イリノイ州、公共施設の屋内エリアでのマスク着用義務解除の方針を発表

(米国)

シカゴ発

2022年02月14日

米国イリノイ州のJ.B.プリツカー州知事(民主党)は2月9日、新型コロナウイルスの感染者数や入院者数が低下し続けた場合、公共施設の屋内エリアで課しているマスク着用義務を2月28日に解除する方針を発表した。同州では2022年1月からのオミクロン株による感染拡大により、ピーク時は7日間平均で約3万2,000人の感染者数、約7,400人の入院患者数となっていたが、現在、7日間平均の感染者は約6,000人(2月9日現在)、入院患者数も約2,500人(2月8日現在)と減少している。

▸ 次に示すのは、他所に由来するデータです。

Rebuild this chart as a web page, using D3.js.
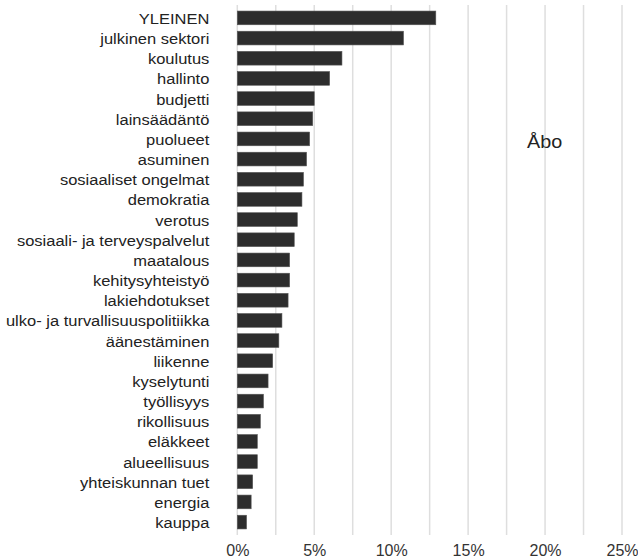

イリノイ州では2021年8月30日、新型コロナウイルスのデルタ株の感染拡大を受けてマスク着用義務が課され、現在までその措置が継続されている。マスク着用義務が解除されたとしても、公共交通機関や医療施設など、連邦政府がマスク着用を義務付けている場所におけるマスク着用義務が継続されるほか、小中学校や高校、幼稚園などでも引き続きマスク着用義務を課す方針だ。

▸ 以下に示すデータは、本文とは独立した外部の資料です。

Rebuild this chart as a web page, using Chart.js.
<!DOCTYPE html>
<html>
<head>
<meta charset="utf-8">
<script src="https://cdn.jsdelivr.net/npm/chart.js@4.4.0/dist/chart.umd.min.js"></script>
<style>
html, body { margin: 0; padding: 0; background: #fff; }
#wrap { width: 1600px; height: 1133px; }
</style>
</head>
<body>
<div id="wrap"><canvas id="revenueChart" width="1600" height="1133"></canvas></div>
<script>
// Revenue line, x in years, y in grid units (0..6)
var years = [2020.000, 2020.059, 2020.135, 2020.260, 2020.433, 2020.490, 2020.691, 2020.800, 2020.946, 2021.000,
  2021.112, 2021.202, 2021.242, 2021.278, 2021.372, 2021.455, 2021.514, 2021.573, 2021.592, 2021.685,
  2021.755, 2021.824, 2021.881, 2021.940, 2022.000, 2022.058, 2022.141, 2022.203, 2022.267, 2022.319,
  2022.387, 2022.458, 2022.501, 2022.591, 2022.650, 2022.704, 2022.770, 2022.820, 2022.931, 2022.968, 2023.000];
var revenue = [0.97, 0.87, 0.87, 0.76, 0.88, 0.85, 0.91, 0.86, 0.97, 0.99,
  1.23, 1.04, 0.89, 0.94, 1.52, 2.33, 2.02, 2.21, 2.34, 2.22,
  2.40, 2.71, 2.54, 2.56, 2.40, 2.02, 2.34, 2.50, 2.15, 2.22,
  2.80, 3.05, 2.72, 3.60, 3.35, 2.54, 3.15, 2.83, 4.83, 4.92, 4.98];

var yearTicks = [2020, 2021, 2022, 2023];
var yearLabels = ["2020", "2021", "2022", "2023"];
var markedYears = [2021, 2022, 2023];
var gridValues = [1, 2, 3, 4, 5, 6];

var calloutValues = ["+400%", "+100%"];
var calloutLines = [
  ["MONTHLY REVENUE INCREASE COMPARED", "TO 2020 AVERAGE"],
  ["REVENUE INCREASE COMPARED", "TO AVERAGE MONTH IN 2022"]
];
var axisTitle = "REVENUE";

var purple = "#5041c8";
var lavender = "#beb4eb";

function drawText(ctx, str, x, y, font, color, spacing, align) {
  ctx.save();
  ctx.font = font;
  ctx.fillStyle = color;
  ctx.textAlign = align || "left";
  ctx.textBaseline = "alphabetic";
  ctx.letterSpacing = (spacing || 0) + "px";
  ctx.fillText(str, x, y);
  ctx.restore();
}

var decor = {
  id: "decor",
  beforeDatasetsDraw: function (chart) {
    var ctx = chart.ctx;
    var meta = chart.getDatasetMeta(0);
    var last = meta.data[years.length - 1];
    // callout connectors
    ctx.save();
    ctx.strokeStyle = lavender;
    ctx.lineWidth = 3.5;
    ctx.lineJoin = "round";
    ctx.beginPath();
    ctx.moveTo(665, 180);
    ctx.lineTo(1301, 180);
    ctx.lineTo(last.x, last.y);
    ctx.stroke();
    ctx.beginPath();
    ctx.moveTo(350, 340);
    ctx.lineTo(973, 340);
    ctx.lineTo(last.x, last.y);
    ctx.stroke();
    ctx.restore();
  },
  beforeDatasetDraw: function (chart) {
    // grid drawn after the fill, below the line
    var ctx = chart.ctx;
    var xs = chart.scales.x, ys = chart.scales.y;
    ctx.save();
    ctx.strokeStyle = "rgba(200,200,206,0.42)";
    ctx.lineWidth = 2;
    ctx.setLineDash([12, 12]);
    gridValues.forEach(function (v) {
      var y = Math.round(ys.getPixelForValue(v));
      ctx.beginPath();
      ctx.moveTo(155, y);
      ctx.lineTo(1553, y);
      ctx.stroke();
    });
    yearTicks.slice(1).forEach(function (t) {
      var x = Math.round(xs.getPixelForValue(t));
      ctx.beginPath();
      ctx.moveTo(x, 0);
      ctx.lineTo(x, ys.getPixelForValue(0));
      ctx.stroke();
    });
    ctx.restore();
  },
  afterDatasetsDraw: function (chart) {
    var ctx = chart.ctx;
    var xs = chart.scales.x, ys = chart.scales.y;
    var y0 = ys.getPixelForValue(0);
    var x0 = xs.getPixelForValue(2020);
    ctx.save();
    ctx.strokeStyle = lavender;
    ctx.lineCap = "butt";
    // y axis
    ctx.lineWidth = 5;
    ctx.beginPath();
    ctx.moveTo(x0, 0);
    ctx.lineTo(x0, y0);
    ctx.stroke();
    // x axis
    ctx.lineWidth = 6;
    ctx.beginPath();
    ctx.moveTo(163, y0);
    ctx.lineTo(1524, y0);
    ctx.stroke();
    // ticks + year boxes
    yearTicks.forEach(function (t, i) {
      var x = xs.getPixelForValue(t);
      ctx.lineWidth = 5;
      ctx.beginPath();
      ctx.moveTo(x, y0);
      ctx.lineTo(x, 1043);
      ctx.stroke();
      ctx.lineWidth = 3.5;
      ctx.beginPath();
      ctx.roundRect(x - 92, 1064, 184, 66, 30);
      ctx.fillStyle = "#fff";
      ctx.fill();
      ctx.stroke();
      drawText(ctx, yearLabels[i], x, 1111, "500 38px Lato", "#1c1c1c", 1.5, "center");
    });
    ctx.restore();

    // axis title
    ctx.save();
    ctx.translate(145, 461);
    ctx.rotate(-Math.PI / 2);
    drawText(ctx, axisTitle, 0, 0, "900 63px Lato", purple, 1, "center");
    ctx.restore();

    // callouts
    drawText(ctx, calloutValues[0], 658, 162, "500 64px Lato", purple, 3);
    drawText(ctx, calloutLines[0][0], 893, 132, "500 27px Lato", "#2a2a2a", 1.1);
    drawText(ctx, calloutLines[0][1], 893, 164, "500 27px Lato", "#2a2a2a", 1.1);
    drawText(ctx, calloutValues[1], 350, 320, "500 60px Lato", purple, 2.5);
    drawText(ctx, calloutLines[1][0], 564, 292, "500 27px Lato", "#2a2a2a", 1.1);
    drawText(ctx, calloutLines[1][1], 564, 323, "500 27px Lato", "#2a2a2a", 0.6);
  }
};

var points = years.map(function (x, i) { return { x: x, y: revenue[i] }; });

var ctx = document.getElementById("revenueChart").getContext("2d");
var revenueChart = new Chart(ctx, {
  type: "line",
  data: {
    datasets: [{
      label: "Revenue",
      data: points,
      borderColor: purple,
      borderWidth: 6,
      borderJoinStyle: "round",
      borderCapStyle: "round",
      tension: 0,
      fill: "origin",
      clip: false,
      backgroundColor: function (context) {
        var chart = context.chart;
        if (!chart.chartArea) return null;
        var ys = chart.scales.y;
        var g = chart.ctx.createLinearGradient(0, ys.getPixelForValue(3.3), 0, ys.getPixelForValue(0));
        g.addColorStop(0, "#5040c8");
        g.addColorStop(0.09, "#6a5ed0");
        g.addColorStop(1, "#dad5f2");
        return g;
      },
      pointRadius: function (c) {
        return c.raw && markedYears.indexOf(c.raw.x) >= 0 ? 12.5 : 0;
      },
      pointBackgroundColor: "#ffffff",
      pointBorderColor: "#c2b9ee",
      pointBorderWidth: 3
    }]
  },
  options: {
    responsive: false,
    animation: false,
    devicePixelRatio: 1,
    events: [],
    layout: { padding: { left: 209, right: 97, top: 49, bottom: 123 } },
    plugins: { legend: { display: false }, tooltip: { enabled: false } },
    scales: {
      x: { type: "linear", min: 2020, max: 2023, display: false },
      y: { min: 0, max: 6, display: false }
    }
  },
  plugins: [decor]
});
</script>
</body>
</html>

同知事は「多くの自治体、企業、組織では、独自のマスクの着用に関するルールを設けており、これらが尊重されるべき」とマスク着用を求める取り組みへの配慮を求めるとともに、「新型コロナウイルスの感染拡大の中、われわれはマスク着用など感染拡大防止に有効と考えられる手段を講じてきた。こうした取り組みは、人命を救い、経済を維持・成長させるものだった」とマスク着用義務を課してきたことの意義をあらためて語った。

地元裁判所でマスク着用義務が違法と判断

イリノイ州では2月4日、サンガモン郡巡回裁判所が公立学校におけるマスク着用義務を無効とする判断を下しており、州の決定に先立つかたちでマスク着用義務が解除されている。マスク着用義務の合法性については控訴審で係争中だが、2022年はイリノイ州で州知事選挙を控え、現職のプリツカー州知事も再選を狙っていることから、選挙戦を視野に入れつつ、州政府としてマスク着用に関してどのような判断を下すのか注目されている。